# [Information provided]
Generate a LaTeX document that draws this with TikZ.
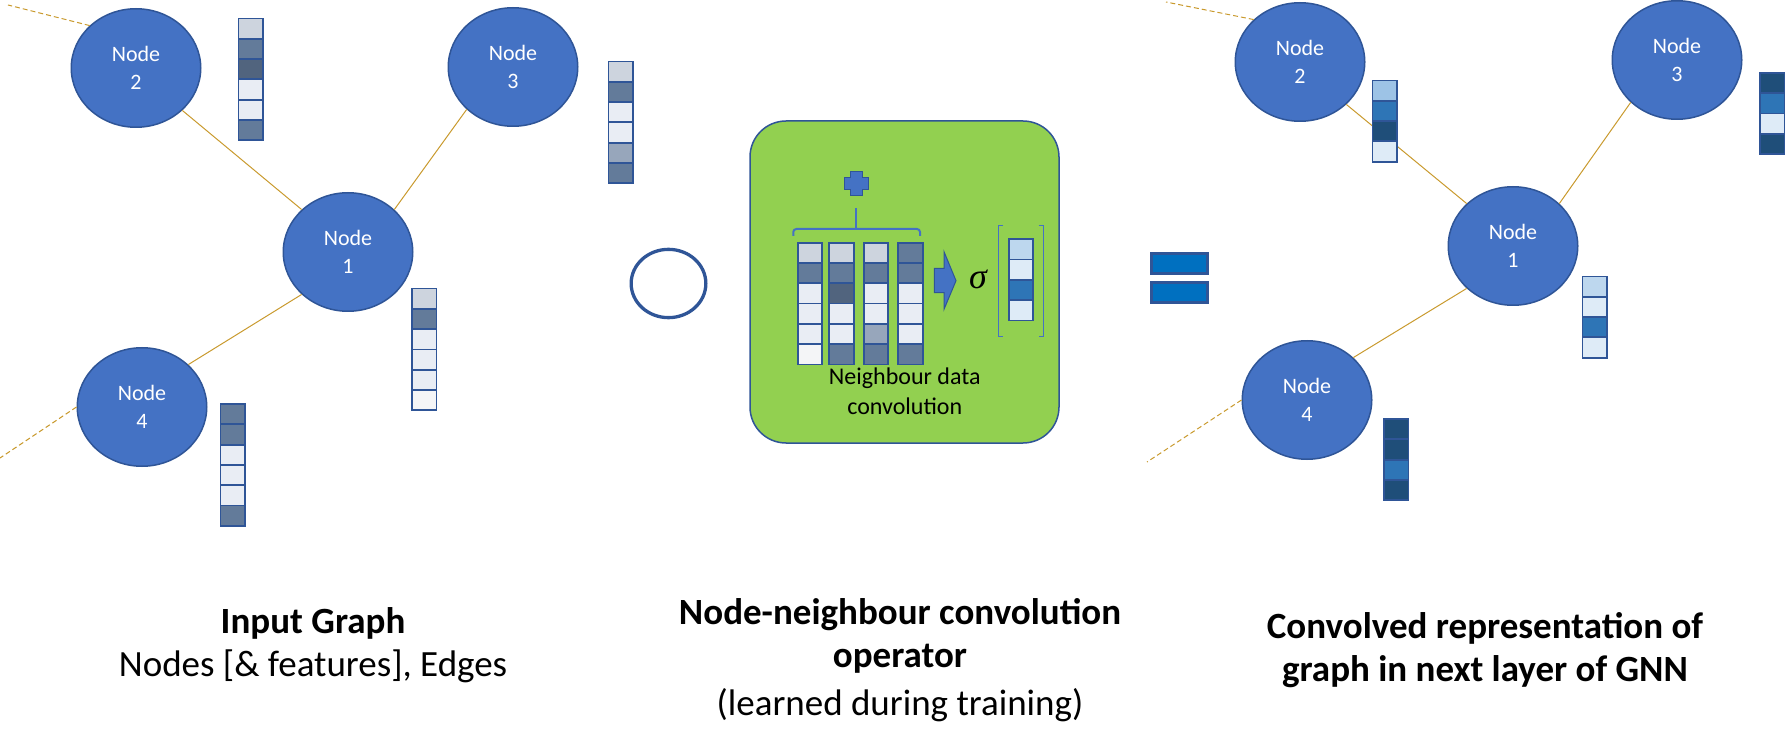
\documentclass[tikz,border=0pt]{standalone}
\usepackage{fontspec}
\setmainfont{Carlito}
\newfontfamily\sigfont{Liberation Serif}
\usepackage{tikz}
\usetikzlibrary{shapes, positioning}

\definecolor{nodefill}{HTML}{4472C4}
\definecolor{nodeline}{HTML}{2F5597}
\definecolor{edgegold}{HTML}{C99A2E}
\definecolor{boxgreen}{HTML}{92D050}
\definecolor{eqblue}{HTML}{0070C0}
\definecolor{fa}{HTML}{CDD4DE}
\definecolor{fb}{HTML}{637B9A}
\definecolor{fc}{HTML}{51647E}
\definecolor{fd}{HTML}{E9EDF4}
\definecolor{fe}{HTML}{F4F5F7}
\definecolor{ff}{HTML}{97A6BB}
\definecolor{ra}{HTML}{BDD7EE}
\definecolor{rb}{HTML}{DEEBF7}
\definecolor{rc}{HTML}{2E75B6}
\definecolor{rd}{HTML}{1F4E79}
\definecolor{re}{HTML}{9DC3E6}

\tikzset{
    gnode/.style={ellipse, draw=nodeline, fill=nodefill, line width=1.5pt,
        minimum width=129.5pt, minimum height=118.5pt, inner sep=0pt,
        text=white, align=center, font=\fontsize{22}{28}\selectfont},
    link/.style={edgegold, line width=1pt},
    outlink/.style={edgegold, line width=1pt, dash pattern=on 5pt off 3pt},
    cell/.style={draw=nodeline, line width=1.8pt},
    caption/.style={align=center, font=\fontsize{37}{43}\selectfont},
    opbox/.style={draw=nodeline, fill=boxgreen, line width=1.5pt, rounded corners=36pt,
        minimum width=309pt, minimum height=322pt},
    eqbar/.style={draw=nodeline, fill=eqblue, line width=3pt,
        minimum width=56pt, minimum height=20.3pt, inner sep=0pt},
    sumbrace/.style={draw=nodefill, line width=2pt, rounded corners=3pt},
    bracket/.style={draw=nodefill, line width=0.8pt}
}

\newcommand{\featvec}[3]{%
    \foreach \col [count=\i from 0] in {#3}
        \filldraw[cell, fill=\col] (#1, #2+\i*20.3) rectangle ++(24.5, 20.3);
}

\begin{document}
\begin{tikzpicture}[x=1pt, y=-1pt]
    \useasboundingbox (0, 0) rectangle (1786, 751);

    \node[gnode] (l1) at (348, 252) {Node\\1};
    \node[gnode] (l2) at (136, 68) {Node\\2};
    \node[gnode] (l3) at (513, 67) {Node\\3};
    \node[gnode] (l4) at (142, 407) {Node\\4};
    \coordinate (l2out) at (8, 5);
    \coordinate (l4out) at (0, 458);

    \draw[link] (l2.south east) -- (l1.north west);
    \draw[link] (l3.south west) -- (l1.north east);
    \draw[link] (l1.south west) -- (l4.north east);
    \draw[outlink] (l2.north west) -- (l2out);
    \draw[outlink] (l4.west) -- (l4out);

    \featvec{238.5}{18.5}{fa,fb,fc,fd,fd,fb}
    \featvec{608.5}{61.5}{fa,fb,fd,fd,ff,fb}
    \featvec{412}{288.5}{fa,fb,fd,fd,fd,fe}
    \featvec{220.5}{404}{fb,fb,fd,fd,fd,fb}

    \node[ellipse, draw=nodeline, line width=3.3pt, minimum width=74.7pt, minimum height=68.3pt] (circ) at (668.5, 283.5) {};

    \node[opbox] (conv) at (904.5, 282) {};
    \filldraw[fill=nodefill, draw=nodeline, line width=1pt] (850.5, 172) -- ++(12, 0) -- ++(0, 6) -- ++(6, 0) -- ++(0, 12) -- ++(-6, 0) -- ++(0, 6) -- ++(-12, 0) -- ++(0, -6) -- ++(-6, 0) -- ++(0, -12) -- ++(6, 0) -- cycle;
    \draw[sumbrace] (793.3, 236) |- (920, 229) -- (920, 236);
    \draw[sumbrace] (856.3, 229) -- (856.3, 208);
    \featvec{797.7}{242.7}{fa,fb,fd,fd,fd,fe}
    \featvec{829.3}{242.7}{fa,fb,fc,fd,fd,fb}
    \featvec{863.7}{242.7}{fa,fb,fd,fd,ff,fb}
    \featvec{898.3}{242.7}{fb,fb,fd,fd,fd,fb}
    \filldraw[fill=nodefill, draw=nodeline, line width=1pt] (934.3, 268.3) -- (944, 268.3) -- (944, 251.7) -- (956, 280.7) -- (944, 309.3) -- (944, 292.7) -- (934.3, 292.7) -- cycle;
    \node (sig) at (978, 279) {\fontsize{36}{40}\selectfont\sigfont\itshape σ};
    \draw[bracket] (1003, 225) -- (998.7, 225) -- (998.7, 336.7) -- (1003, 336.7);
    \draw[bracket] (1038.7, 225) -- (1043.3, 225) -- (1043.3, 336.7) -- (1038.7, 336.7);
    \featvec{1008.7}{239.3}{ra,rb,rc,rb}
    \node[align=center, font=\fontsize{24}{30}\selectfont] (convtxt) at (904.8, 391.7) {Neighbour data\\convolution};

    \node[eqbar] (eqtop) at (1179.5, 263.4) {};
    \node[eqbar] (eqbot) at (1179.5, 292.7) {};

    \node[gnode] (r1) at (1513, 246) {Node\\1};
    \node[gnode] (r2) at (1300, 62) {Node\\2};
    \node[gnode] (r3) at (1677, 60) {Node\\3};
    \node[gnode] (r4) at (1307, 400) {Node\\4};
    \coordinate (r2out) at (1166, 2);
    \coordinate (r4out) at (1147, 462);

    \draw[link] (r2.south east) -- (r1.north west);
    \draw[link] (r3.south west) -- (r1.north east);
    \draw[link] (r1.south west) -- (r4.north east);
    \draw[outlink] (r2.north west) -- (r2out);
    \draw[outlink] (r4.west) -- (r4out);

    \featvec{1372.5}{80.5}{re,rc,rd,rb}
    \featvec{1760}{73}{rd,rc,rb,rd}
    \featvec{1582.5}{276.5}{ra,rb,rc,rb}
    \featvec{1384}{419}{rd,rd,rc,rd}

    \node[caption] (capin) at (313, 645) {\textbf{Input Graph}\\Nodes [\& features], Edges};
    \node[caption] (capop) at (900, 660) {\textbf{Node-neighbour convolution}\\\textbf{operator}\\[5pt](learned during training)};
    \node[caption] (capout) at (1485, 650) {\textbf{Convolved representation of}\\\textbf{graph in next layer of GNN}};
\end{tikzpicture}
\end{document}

# [Exercise brief]
Without the pictures, retype the whole of the material above exactly.

# [Final answer]
Generate a LaTeX document that draws this with TikZ.
\documentclass[tikz,border=0pt]{standalone}
\usepackage{fontspec}
\setmainfont{Carlito}
\newfontfamily\sigfont{Liberation Serif}
\usepackage{tikz}
\usetikzlibrary{shapes, positioning}

\definecolor{nodefill}{HTML}{4472C4}
\definecolor{nodeline}{HTML}{2F5597}
\definecolor{edgegold}{HTML}{C99A2E}
\definecolor{boxgreen}{HTML}{92D050}
\definecolor{eqblue}{HTML}{0070C0}
\definecolor{fa}{HTML}{CDD4DE}
\definecolor{fb}{HTML}{637B9A}
\definecolor{fc}{HTML}{51647E}
\definecolor{fd}{HTML}{E9EDF4}
\definecolor{fe}{HTML}{F4F5F7}
\definecolor{ff}{HTML}{97A6BB}
\definecolor{ra}{HTML}{BDD7EE}
\definecolor{rb}{HTML}{DEEBF7}
\definecolor{rc}{HTML}{2E75B6}
\definecolor{rd}{HTML}{1F4E79}
\definecolor{re}{HTML}{9DC3E6}

\tikzset{
    gnode/.style={ellipse, draw=nodeline, fill=nodefill, line width=1.5pt,
        minimum width=129.5pt, minimum height=118.5pt, inner sep=0pt,
        text=white, align=center, font=\fontsize{22}{28}\selectfont},
    link/.style={edgegold, line width=1pt},
    outlink/.style={edgegold, line width=1pt, dash pattern=on 5pt off 3pt},
    cell/.style={draw=nodeline, line width=1.8pt},
    caption/.style={align=center, font=\fontsize{37}{43}\selectfont},
    opbox/.style={draw=nodeline, fill=boxgreen, line width=1.5pt, rounded corners=36pt,
        minimum width=309pt, minimum height=322pt},
    eqbar/.style={draw=nodeline, fill=eqblue, line width=3pt,
        minimum width=56pt, minimum height=20.3pt, inner sep=0pt},
    sumbrace/.style={draw=nodefill, line width=2pt, rounded corners=3pt},
    bracket/.style={draw=nodefill, line width=0.8pt}
}

\newcommand{\featvec}[3]{%
    \foreach \col [count=\i from 0] in {#3}
        \filldraw[cell, fill=\col] (#1, #2+\i*20.3) rectangle ++(24.5, 20.3);
}

\begin{document}
\begin{tikzpicture}[x=1pt, y=-1pt]
    \useasboundingbox (0, 0) rectangle (1786, 751);

    \node[gnode] (l1) at (348, 252) {Node\\1};
    \node[gnode] (l2) at (136, 68) {Node\\2};
    \node[gnode] (l3) at (513, 67) {Node\\3};
    \node[gnode] (l4) at (142, 407) {Node\\4};
    \coordinate (l2out) at (8, 5);
    \coordinate (l4out) at (0, 458);

    \draw[link] (l2.south east) -- (l1.north west);
    \draw[link] (l3.south west) -- (l1.north east);
    \draw[link] (l1.south west) -- (l4.north east);
    \draw[outlink] (l2.north west) -- (l2out);
    \draw[outlink] (l4.west) -- (l4out);

    \featvec{238.5}{18.5}{fa,fb,fc,fd,fd,fb}
    \featvec{608.5}{61.5}{fa,fb,fd,fd,ff,fb}
    \featvec{412}{288.5}{fa,fb,fd,fd,fd,fe}
    \featvec{220.5}{404}{fb,fb,fd,fd,fd,fb}

    \node[ellipse, draw=nodeline, line width=3.3pt, minimum width=74.7pt, minimum height=68.3pt] (circ) at (668.5, 283.5) {};

    \node[opbox] (conv) at (904.5, 282) {};
    \filldraw[fill=nodefill, draw=nodeline, line width=1pt] (850.5, 172) -- ++(12, 0) -- ++(0, 6) -- ++(6, 0) -- ++(0, 12) -- ++(-6, 0) -- ++(0, 6) -- ++(-12, 0) -- ++(0, -6) -- ++(-6, 0) -- ++(0, -12) -- ++(6, 0) -- cycle;
    \draw[sumbrace] (793.3, 236) |- (920, 229) -- (920, 236);
    \draw[sumbrace] (856.3, 229) -- (856.3, 208);
    \featvec{797.7}{242.7}{fa,fb,fd,fd,fd,fe}
    \featvec{829.3}{242.7}{fa,fb,fc,fd,fd,fb}
    \featvec{863.7}{242.7}{fa,fb,fd,fd,ff,fb}
    \featvec{898.3}{242.7}{fb,fb,fd,fd,fd,fb}
    \filldraw[fill=nodefill, draw=nodeline, line width=1pt] (934.3, 268.3) -- (944, 268.3) -- (944, 251.7) -- (956, 280.7) -- (944, 309.3) -- (944, 292.7) -- (934.3, 292.7) -- cycle;
    \node (sig) at (978, 279) {\fontsize{36}{40}\selectfont\sigfont\itshape σ};
    \draw[bracket] (1003, 225) -- (998.7, 225) -- (998.7, 336.7) -- (1003, 336.7);
    \draw[bracket] (1038.7, 225) -- (1043.3, 225) -- (1043.3, 336.7) -- (1038.7, 336.7);
    \featvec{1008.7}{239.3}{ra,rb,rc,rb}
    \node[align=center, font=\fontsize{24}{30}\selectfont] (convtxt) at (904.8, 391.7) {Neighbour data\\convolution};

    \node[eqbar] (eqtop) at (1179.5, 263.4) {};
    \node[eqbar] (eqbot) at (1179.5, 292.7) {};

    \node[gnode] (r1) at (1513, 246) {Node\\1};
    \node[gnode] (r2) at (1300, 62) {Node\\2};
    \node[gnode] (r3) at (1677, 60) {Node\\3};
    \node[gnode] (r4) at (1307, 400) {Node\\4};
    \coordinate (r2out) at (1166, 2);
    \coordinate (r4out) at (1147, 462);

    \draw[link] (r2.south east) -- (r1.north west);
    \draw[link] (r3.south west) -- (r1.north east);
    \draw[link] (r1.south west) -- (r4.north east);
    \draw[outlink] (r2.north west) -- (r2out);
    \draw[outlink] (r4.west) -- (r4out);

    \featvec{1372.5}{80.5}{re,rc,rd,rb}
    \featvec{1760}{73}{rd,rc,rb,rd}
    \featvec{1582.5}{276.5}{ra,rb,rc,rb}
    \featvec{1384}{419}{rd,rd,rc,rd}

    \node[caption] (capin) at (313, 645) {\textbf{Input Graph}\\Nodes [\& features], Edges};
    \node[caption] (capop) at (900, 660) {\textbf{Node-neighbour convolution}\\\textbf{operator}\\[5pt](learned during training)};
    \node[caption] (capout) at (1485, 650) {\textbf{Convolved representation of}\\\textbf{graph in next layer of GNN}};
\end{tikzpicture}
\end{document}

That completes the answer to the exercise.